My husband and I have been together for almost 6 years...that's 6 years of habits that are fairly engrained in the both of us.

Since we have been together I have been primarily responsible for the finances. Which some people find amusing since he he is the one with the Math degree.

So why did I do it? I love working with numbers. I love making the numbers balance out at the end of the month. I also happen to be a 'fixer', I love being able to work, and rework things to make them right again. (Oh yeah, and I am slightly controlling.) The only thing is, our financial situation is a lot different than it used to be-our life is a lot different.

When we first got together my husband had just started his degree in education and I was the one working. It made sense for me to be the one to do the finances...

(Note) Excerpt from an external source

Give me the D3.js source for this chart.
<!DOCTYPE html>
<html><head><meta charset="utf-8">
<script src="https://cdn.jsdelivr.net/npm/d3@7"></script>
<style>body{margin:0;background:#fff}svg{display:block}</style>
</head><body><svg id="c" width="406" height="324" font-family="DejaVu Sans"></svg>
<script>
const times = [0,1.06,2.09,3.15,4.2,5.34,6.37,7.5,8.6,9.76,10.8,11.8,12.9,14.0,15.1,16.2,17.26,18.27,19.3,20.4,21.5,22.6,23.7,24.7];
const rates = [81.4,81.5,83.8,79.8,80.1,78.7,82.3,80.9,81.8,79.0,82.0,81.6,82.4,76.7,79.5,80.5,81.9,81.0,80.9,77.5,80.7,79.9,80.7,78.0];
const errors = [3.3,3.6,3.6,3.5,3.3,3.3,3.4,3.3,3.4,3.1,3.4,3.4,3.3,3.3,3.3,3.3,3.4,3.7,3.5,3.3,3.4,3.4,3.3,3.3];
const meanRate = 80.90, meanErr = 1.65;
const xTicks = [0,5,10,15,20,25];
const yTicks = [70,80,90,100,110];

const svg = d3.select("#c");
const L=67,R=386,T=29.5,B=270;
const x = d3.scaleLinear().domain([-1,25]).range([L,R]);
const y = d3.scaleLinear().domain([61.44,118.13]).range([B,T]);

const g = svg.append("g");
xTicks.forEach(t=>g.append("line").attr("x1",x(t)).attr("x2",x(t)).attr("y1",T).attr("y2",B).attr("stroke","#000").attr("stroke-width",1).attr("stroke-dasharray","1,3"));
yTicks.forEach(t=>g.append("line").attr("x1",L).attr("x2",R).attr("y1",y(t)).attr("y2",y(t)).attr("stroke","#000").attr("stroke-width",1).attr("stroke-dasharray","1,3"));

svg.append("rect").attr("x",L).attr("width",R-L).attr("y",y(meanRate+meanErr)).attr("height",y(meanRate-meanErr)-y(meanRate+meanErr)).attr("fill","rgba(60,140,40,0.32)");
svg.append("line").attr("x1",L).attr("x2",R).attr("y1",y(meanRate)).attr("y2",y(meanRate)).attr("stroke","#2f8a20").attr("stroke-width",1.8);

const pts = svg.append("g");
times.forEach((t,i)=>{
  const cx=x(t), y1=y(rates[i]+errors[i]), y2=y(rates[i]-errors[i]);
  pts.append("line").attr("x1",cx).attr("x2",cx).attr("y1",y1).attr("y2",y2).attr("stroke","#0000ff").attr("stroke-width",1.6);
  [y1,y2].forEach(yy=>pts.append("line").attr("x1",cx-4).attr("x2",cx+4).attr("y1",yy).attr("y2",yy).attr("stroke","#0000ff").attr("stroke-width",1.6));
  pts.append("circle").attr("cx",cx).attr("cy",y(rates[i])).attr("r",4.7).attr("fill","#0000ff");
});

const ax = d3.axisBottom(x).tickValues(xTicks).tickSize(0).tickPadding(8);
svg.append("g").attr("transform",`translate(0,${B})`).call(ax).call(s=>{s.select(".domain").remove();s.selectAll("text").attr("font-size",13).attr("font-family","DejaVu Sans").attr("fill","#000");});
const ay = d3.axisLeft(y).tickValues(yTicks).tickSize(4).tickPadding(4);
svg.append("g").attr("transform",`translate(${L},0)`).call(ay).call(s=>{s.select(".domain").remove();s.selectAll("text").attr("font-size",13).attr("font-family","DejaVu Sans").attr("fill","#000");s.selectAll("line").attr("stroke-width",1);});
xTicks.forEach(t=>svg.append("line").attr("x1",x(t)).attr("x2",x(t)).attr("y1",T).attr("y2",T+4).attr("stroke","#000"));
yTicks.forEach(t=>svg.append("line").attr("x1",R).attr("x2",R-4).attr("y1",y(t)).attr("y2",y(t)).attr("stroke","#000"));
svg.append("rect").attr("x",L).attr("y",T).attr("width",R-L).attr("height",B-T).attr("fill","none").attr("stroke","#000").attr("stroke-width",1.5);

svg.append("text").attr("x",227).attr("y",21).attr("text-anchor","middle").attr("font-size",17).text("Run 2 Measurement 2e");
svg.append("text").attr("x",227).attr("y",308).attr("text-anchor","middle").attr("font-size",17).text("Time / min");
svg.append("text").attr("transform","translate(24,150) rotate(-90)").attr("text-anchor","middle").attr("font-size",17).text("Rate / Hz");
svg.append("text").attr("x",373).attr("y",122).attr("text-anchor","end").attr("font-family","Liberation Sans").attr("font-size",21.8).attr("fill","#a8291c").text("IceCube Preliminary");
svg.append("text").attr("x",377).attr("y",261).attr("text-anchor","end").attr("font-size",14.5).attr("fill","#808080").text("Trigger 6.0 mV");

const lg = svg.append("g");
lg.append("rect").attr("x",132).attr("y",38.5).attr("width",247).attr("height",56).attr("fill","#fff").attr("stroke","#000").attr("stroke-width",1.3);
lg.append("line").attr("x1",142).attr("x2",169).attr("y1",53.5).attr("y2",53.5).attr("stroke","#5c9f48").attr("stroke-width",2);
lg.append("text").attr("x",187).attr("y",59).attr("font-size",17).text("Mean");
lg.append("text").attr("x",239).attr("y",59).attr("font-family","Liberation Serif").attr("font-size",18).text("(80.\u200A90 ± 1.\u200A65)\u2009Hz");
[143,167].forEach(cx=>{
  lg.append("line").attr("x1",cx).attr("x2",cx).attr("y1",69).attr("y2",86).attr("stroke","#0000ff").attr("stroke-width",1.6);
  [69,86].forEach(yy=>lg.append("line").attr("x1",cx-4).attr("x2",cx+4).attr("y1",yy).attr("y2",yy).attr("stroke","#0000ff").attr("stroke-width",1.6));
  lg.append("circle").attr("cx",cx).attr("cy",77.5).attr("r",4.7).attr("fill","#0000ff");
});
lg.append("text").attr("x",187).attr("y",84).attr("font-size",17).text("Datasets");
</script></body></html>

Now, he's the one working, I am at a home with our daughter, and it is surprising how little he understands about how I have been doing the finances despite how much we do talk about where we are at.

Okay, so time to assess.

Who does the finances in the home? Has it always been this way?

I strongly believe that both people need to be involved in the finances and money making/spending decisions. However, it most cases one person is usually the one 'in charge' of the nitty-gritty of it all.

Is that still working?

My gut reaction is 'yes', I know what I am doing, and where I need to get our finaces. When I really step back though, I'm stressed. Out of the two of us I am by fair the most emotional person, and finances is about emotional as it can get. Working the finances stressed me out, not because the process is tough, but because we have so much debt and it just won't go away!

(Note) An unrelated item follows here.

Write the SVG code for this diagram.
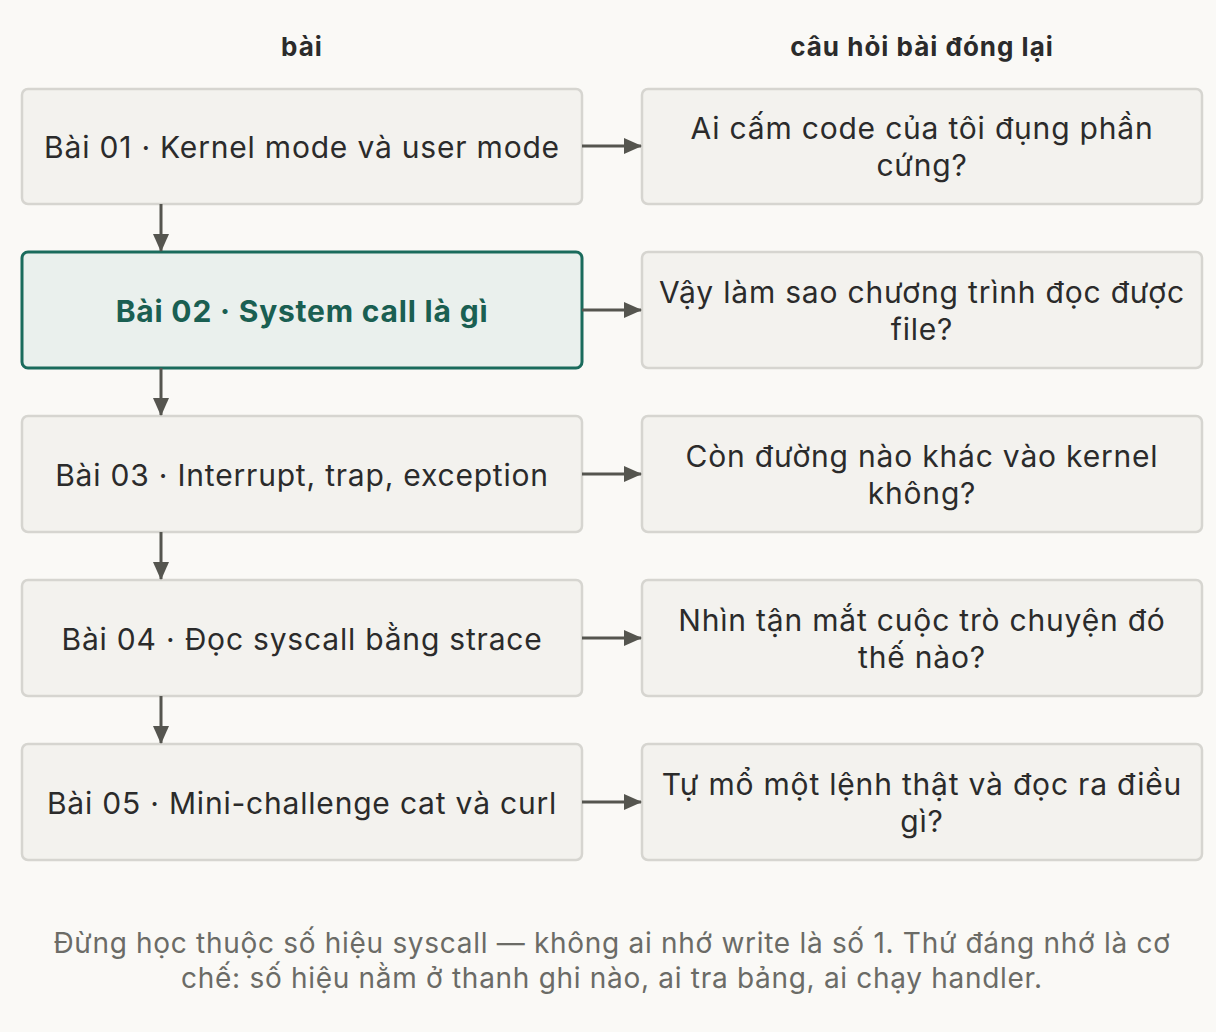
<svg xmlns="http://www.w3.org/2000/svg" width="1216" height="1032" viewBox="0 0 1216 1032">
<defs>
<marker id="ah" markerWidth="18" markerHeight="18" refX="17" refY="9" orient="auto" markerUnits="userSpaceOnUse" viewBox="0 0 18 18"><path d="M0,1 L18,9 L0,17 z" fill="#55554f"/></marker>
<style>
text{font-family:Inter,"Noto Sans",sans-serif;}
.b{fill:#f3f2ee;stroke:#d6d5d0;stroke-width:2.5}
.h{fill:#eaf0ed;stroke:#1a6b5c;stroke-width:3}
.t{font-size:30px;letter-spacing:0.8px;fill:#2b2b2b;text-anchor:middle}
.ht{font-size:30px;letter-spacing:0.8px;fill:#1a5f52;font-weight:bold;text-anchor:middle}
.hd{font-size:26px;letter-spacing:1px;font-weight:bold;fill:#2b2b2b;text-anchor:middle}
.f{font-size:28px;letter-spacing:0.7px;fill:#6b6b66;text-anchor:middle}
.c{stroke:#55554f;stroke-width:3;fill:none;marker-end:url(#ah)}
</style>
</defs>
<rect width="1216" height="1032" fill="#faf9f6"/>
<text class="hd" x="302" y="56">bài</text>
<text class="hd" x="922" y="56">câu hỏi bài đóng lại</text>
<g id="l1"><rect class="b" x="22" y="89" width="560" height="115" rx="6"/><text class="t" x="302" y="158">Bài 01 · Kernel mode và user mode</text></g>
<g id="l2"><rect class="h" x="22" y="252" width="560" height="116" rx="6"/><text class="ht" x="302" y="322">Bài 02 · System call là gì</text></g>
<g id="l3"><rect class="b" x="22" y="416" width="560" height="116" rx="6"/><text class="t" x="302" y="486">Bài 03 · Interrupt, trap, exception</text></g>
<g id="l4"><rect class="b" x="22" y="580" width="560" height="116" rx="6"/><text class="t" x="302" y="650">Bài 04 · Đọc syscall bằng strace</text></g>
<g id="l5"><rect class="b" x="22" y="744" width="560" height="116" rx="6"/><text class="t" x="302" y="814">Bài 05 · Mini-challenge cat và curl</text></g>
<g id="r1"><rect class="b" x="642" y="89" width="560" height="115" rx="6"/><text class="t" x="922" y="139">Ai cấm code của tôi đụng phần</text><text class="t" x="922" y="176">cứng?</text></g>
<g id="r2"><rect class="b" x="642" y="252" width="560" height="116" rx="6"/><text class="t" x="922" y="303">Vậy làm sao chương trình đọc được</text><text class="t" x="922" y="340">file?</text></g>
<g id="r3"><rect class="b" x="642" y="416" width="560" height="116" rx="6"/><text class="t" x="922" y="467">Còn đường nào khác vào kernel</text><text class="t" x="922" y="504">không?</text></g>
<g id="r4"><rect class="b" x="642" y="580" width="560" height="116" rx="6"/><text class="t" x="922" y="631">Nhìn tận mắt cuộc trò chuyện đó</text><text class="t" x="922" y="668">thế nào?</text></g>
<g id="r5"><rect class="b" x="642" y="744" width="560" height="116" rx="6"/><text class="t" x="922" y="795">Tự mổ một lệnh thật và đọc ra điều</text><text class="t" x="922" y="832">gì?</text></g>
<g id="connectors">
<path class="c" d="M582,146 H641"/><path class="c" d="M582,310 H641"/><path class="c" d="M582,474 H641"/><path class="c" d="M582,638 H641"/><path class="c" d="M582,802 H641"/>
<path class="c" d="M161,204 V251"/><path class="c" d="M161,368 V415"/><path class="c" d="M161,532 V579"/><path class="c" d="M161,696 V743"/>
</g>
<text class="f" x="612" y="953">Đừng học thuộc số hiệu syscall — không ai nhớ write là số 1. Thứ đáng nhớ là cơ</text>
<text class="f" x="612" y="988">chế: số hiệu nằm ở thanh ghi nào, ai tra bảng, ai chạy handler.</text>
</svg>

Does it make sense to change?

This is where the anxiety starts, I've always done the finances. But 'yes', it does make sense to change, the stress that the nitty-gritty causes me just might not be worth fulfilling my need to be in control.

So we are changing it up. Sometimes that's what you have to do when what you are doing isn't working anymore.

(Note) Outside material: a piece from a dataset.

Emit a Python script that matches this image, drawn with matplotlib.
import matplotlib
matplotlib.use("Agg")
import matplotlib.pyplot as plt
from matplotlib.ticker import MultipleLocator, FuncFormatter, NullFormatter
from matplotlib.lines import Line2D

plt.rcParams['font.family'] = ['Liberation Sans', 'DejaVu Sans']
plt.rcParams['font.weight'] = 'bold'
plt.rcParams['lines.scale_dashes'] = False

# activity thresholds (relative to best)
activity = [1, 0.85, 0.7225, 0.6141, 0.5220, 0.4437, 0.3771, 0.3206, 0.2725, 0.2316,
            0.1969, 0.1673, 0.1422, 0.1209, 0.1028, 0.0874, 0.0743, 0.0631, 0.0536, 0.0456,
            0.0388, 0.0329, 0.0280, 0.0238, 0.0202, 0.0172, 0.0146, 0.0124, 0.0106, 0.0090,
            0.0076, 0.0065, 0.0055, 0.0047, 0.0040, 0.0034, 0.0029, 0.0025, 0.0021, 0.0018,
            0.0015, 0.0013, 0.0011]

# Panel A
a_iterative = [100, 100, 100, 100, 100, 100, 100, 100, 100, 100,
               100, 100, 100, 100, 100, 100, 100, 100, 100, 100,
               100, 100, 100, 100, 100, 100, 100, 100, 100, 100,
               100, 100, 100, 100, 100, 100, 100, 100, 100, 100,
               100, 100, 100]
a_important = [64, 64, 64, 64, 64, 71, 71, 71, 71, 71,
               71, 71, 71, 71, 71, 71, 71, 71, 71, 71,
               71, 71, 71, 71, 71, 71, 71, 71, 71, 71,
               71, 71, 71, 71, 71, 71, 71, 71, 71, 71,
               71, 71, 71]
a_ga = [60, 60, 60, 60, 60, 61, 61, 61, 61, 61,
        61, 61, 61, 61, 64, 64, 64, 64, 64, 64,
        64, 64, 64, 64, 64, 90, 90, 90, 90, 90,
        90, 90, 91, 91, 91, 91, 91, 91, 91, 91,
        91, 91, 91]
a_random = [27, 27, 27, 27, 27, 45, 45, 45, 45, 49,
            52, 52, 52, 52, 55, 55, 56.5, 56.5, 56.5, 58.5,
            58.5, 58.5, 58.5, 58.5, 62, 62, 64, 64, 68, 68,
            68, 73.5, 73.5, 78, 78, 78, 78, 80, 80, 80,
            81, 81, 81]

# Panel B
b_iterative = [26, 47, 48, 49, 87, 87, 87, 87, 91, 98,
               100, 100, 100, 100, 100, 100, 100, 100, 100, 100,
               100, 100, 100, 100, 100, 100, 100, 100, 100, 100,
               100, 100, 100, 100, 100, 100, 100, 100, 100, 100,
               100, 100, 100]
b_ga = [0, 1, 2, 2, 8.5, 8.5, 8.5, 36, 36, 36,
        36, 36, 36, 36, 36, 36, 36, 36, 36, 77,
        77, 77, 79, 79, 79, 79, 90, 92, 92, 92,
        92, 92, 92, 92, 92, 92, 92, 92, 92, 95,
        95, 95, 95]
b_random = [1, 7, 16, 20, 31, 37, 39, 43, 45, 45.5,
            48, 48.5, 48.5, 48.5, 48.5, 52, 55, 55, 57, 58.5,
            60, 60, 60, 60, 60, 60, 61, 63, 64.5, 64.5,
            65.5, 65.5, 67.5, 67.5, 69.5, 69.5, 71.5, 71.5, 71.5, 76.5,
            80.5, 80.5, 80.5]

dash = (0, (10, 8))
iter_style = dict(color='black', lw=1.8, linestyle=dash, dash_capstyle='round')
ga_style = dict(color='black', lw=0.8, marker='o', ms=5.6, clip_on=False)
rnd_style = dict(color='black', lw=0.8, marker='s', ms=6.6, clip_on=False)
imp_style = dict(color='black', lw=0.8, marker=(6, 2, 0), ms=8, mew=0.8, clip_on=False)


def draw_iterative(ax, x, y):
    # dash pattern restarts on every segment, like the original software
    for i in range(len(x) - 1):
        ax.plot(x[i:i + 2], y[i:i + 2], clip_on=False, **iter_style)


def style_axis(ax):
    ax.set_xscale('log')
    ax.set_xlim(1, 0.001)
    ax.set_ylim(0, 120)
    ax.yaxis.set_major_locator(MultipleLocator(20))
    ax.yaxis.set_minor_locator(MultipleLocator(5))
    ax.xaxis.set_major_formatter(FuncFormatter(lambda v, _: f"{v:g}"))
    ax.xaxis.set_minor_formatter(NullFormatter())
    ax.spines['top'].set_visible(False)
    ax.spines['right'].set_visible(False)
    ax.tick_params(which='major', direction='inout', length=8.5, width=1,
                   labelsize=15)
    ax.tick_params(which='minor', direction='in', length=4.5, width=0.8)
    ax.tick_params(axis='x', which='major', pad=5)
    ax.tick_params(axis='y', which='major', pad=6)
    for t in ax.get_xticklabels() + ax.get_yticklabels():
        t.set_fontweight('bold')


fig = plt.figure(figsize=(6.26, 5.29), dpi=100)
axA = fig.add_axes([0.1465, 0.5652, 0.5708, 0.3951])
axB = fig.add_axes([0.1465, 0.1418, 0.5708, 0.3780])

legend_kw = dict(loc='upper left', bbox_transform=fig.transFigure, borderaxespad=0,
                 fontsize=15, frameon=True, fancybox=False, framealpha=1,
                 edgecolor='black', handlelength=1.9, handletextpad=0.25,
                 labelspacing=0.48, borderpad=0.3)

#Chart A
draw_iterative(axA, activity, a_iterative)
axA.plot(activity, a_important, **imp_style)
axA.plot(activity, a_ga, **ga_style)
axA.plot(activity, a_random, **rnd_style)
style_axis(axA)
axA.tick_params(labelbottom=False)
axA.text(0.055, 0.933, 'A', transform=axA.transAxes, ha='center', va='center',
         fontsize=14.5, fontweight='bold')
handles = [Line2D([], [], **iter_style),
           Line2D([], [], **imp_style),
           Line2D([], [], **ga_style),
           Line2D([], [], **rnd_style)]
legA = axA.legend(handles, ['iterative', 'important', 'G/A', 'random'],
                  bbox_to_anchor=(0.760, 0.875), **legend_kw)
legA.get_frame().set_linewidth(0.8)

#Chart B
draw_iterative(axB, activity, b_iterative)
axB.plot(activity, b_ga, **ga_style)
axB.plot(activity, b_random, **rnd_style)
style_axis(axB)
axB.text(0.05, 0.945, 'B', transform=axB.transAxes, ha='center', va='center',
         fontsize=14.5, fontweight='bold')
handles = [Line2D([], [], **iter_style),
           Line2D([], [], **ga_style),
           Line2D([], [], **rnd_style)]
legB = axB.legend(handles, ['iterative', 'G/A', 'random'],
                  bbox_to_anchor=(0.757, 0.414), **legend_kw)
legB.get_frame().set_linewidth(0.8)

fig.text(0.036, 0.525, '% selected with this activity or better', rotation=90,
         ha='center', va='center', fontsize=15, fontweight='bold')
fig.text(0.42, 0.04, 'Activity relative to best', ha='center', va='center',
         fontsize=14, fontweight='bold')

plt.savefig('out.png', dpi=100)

My husband is now in charge of the nitty gritty.

Now that doesn't mean that I am totally hands off, but it means that I need to find a way to let go, be involved where it makes sense and trust my husband to do what I was doing---maybe even better.

So your turn. Where are you at? Does it make sense? Is it time for a change?

Then do it. Give yourselves at least 6 months of making the change before you revert back (I'll let you know how that goes).